Jean Baptiste Henri DURAND-BRAGER (1814-1879)

Panorama de Sébastopol durant la guerre de Crimée, vers 1855
Huile sur papier marouflé sur toile 
36 × 98 cm

À l’automne 1853, l’Empire français et le Royaume-Uni apportent leur soutien à l’Empire ottoman attaqué par la Russie en Crimée. Le 4 octobre la guerre est déclarée. Le conflit, qui se déroule essentiellement autour de Sébastopol durant deux ans et demi, s’achève par la défaite de l’Empire russe et la signature du traité de Paris le 30 mars 1856. Sur le modèle de la campagne d’Algérie quelques années plus tôt, la France dépêche certains de ses artistes au cœur des batailles pour rendre compte des succès de son armée.
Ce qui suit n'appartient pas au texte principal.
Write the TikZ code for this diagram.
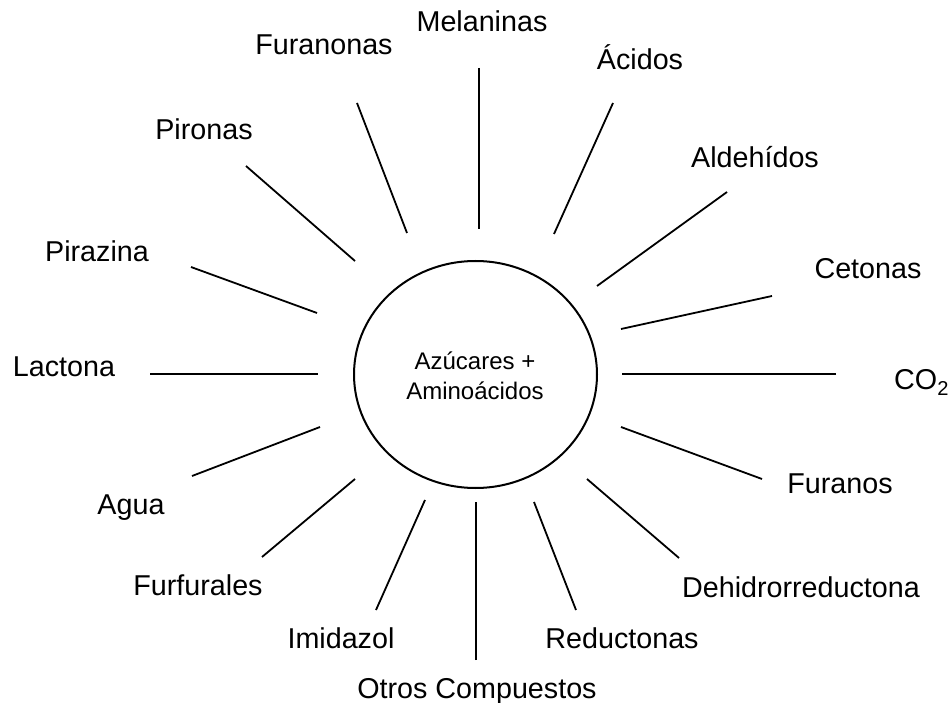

Correspondant de guerre, Henri Durand-Brager fournit des dessins au journal L’Illustration qui publie ses croquis au fil des événements militaires. Ancien élève d’Eugène Isabey, le peintre fait ses débuts au Salon de 1840 avec une marine : Bombardement en rade d’Alger. La même année, il fait partie d’une délégation chargée d’accompagner le retour des cendres de Napoléon de l’île Sainte-Hélène vers la France. Salon après Salon, le peintre s’impose comme le spécialiste des scènes de batailles navales et, en 1855, Napoléon III lui commande un monumental ensemble de toiles devant illustrer la guerre en Crimée. 

Une gravure publiée dans le journal L’Illustration : journal universel du 9 février 1856 montre l’artiste en costume militaire dessinant depuis une tranchée. Au cœur des combats, Durand-­Brager réalise des centaines de croquis et s’aide de relevés photographiques faits avec l’assistance de Pierre Lassimonne pour offrir à ses œuvres la plus grande objectivité scientifique possible. Destinées aux galeries de Versailles, les vingt et une toiles commandées par l’empereur sont présentées au Salon de 1857. Jules Verne, chargé de chroniquer les œuvres exposées pour la Revue des beaux-arts, s’attarde longuement et en termes élogieux sur le cycle de Durand-Brager qu’il décrit toile après toile. Chaque composition met en scène le siège de Sébastopol depuis différents points de vue. Treize de ces œuvres, généralement d’assez grand format, jusqu’à trois mètres de longueur, sont toujours conservées au château de Versailles. 

Une huile sur papier, de plus petite taille et restée en mains privées, montre la rade depuis l’intérieur des terres. Plus synthétique que le reste de la série, l’œuvre doit être l’étude préparatoire à l’une des compositions destinées au Salon. Peinte sur plusieurs feuilles marouflées sur toile, cette vue panoramique semble prise depuis le ciel. Si la partie gauche évoque les grandes représentations de scènes de bataille sous Louis XIV, celle de droite confronte avec une élégante économie de moyens l’ocre d’une bande de terre au bleu de la mer et du ciel en annonçant les évolutions stylistiques des peintres de la fin du siècle.